While millions of South African children are terrified by the COVID-19 pandemic, an 11-year-old cartoonist and entrepreneur has used the extended lockdown to create a cartoon series educating his peers about the new coronavirus.
Eleven-year-old Jan Louwrens from Paarl, Western Cape has found a way to help children to beat the boredom while stuck indoors. His comic series tells children exactly what they need to do to outwit the virus.
“Children are worried about the virus and about going back to school. I wanted them to know that they will be looked after,” said Louwrens. The little boy and his mother, work on the comic every evening after his homework. He draws and dictates the story while Ronelle turns his imaginings into a readable format.

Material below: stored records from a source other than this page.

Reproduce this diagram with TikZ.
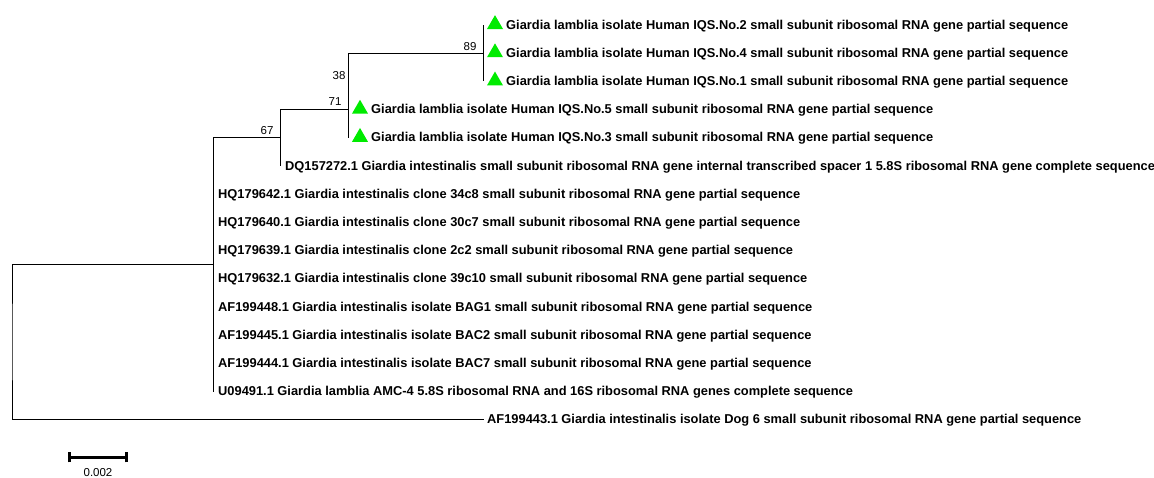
\documentclass[tikz,border=0pt]{standalone}
\usepackage{fontspec}
\setmainfont{Liberation Sans}
\usetikzlibrary{shapes.geometric}
\definecolor{marker}{RGB}{0,235,0}
\begin{document}
\begin{tikzpicture}[x=1pt,y=-1pt,
  branch/.style={line width=0.9pt, black},
  leaf/.style={anchor=base west, inner sep=0pt, font=\fontsize{12.85}{14}\selectfont\bfseries},
  boot/.style={inner sep=0pt, font=\fontsize{11.5}{12}\selectfont},
  tri/.style={regular polygon, regular polygon sides=3, minimum size=18.5pt, inner sep=0pt, fill=marker, draw=none},
  sbar/.style={line width=2.7pt, black}]
\useasboundingbox (0,0) rectangle (1154,477);

% leaf attach points
\coordinate (a0) at (483,25);
\coordinate (a1) at (483,53.2);
\coordinate (a2) at (483,81.4);
\coordinate (a3) at (348,109.6);
\coordinate (a4) at (348,137.8);
\coordinate (a5) at (280,166);
\coordinate (a6) at (213,194.2);
\coordinate (a13) at (213,391.6);
\coordinate (a14) at (484,419.8);

% internal nodes
\coordinate (n89) at (483,53.2);
\coordinate (n38) at (348,109.6);
\coordinate (n71) at (280,137.5);
\coordinate (n67) at (213,264.3);
\coordinate (R) at (12,342);

% branches
\draw[branch] (a0) -- (a2);
\draw[branch] (n89) -| (a4);
\draw[branch] (n38) -| (a5);
\draw[branch] (n71) -| (a13);
\draw[branch] (n67) -| (R) |- (a14);

% bootstrap values
\node[boot] (b89) at (470,47) {89};
\node[boot] (b38) at (339,75.5) {38};
\node[boot] (b71) at (335,102) {71};
\node[boot] (b67) at (267,131) {67};

% markers
\node[tri] (t0) at (495,24.4) {};
\node[tri] (t1) at (495,52.6) {};
\node[tri] (t2) at (495,80.8) {};
\node[tri] (t3) at (360,109) {};
\node[tri] (t4) at (360,137.2) {};

% leaf labels
\node[leaf] (l0) at (506,29) {Giardia lamblia isolate Human IQS.No.2 small subunit ribosomal RNA gene partial sequence};
\node[leaf] (l1) at (506,57.2) {Giardia lamblia isolate Human IQS.No.4 small subunit ribosomal RNA gene partial sequence};
\node[leaf] (l2) at (506,85.4) {Giardia lamblia isolate Human IQS.No.1 small subunit ribosomal RNA gene partial sequence};
\node[leaf] (l3) at (371,113.6) {Giardia lamblia isolate Human IQS.No.5 small subunit ribosomal RNA gene partial sequence};
\node[leaf] (l4) at (371,141.8) {Giardia lamblia isolate Human IQS.No.3 small subunit ribosomal RNA gene partial sequence};
\node[leaf] (l5) at (285,170) {DQ157272.1 Giardia intestinalis small subunit ribosomal RNA gene internal transcribed spacer 1 5.8S ribosomal RNA gene complete sequence};
\node[leaf] (l6) at (218,198.2) {HQ179642.1 Giardia intestinalis clone 34c8 small subunit ribosomal RNA gene partial sequence};
\node[leaf] (l7) at (218,226.4) {HQ179640.1 Giardia intestinalis clone 30c7 small subunit ribosomal RNA gene partial sequence};
\node[leaf] (l8) at (218,254.6) {HQ179639.1 Giardia intestinalis clone 2c2 small subunit ribosomal RNA gene partial sequence};
\node[leaf] (l9) at (218,282.8) {HQ179632.1 Giardia intestinalis clone 39c10 small subunit ribosomal RNA gene partial sequence};
\node[leaf] (l10) at (218,311) {AF199448.1 Giardia intestinalis isolate BAG1 small subunit ribosomal RNA gene partial sequence};
\node[leaf] (l11) at (218,339.2) {AF199445.1 Giardia intestinalis isolate BAC2 small subunit ribosomal RNA gene partial sequence};
\node[leaf] (l12) at (218,367.4) {AF199444.1 Giardia intestinalis isolate BAC7 small subunit ribosomal RNA gene partial sequence};
\node[leaf] (l13) at (218,395.6) {U09491.1 Giardia lamblia AMC-4 5.8S ribosomal RNA and 16S ribosomal RNA genes complete sequence};
\node[leaf] (l14) at (487,423.8) {AF199443.1 Giardia intestinalis isolate Dog 6 small subunit ribosomal RNA gene partial sequence};

% scale bar
\coordinate (sbL) at (68,457.7);
\coordinate (sbR) at (128,457.7);
\draw[sbar] (sbL) -- (sbR);
\draw[sbar] ([xshift=1.35pt,yshift=-4.7pt]sbL) -- ([xshift=1.35pt,yshift=5.3pt]sbL);
\draw[sbar] ([xshift=-1.35pt,yshift=-4.7pt]sbR) -- ([xshift=-1.35pt,yshift=5.3pt]sbR);
\node[boot] (sblab) at (98,472.2) {0.002};
\end{tikzpicture}
\end{document}
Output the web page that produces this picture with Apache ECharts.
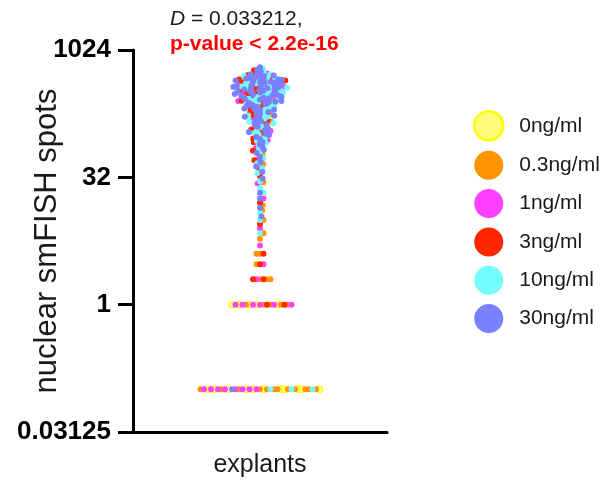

“I’m really enjoying lockdown,” Jan said. “I like that there isn’t someone telling me when I need to finish my work. After work, I design my robots. I have a new robot who lives on Mars – Marsmellow, he’s top-heavy and has two missiles on his wrists,” said Louwrens.
Louwrens began drawing robots when he was three, but at nine he was frustrated because he didn’t like playing sports at school. So, when he was approached by the agriculture news website Food for Mzansi to come up with an educational comic strip to teach kids about the virus, he grabbed the opportunity.
“He finds it difficult to concentrate at school and doesn’t like it much. I thought to give him something to be excited about we would create comics after his work was finished. He was already drawing robots, but he’s really interested in the way things fit together. He would draw the robots in pieces and explain how the pieces could create different robots – he calls it his menu or recipe”, his mother said.
The new comic is translated into all 11 official languages and uploaded onto the website each week. Food for Mzansi Co-founder, Ivor Price said they wanted to fully understand children’s fears about the pandemic.
“It just made sense to team up with Jan, a young robot inventor and cartoonist who has already been making waves in the digital world. He is a gentle giant, and we love that he’s also mainstreaming nerdism. Kids often feel out of place in their schools because they are so sport-oriented,” said Price.
Louwrens family owns a marketing company which helps with the apparel business. “One day we turned some of his cartoons into T-shirts for family and suddenly everyone wanted one. That’s how the business, Baggo Stonetrip, began,” explained the mother. Louwrens draws and his images are then “treated”, a process where a designer makes the drawings more precise. Then the image is printed onto clothing.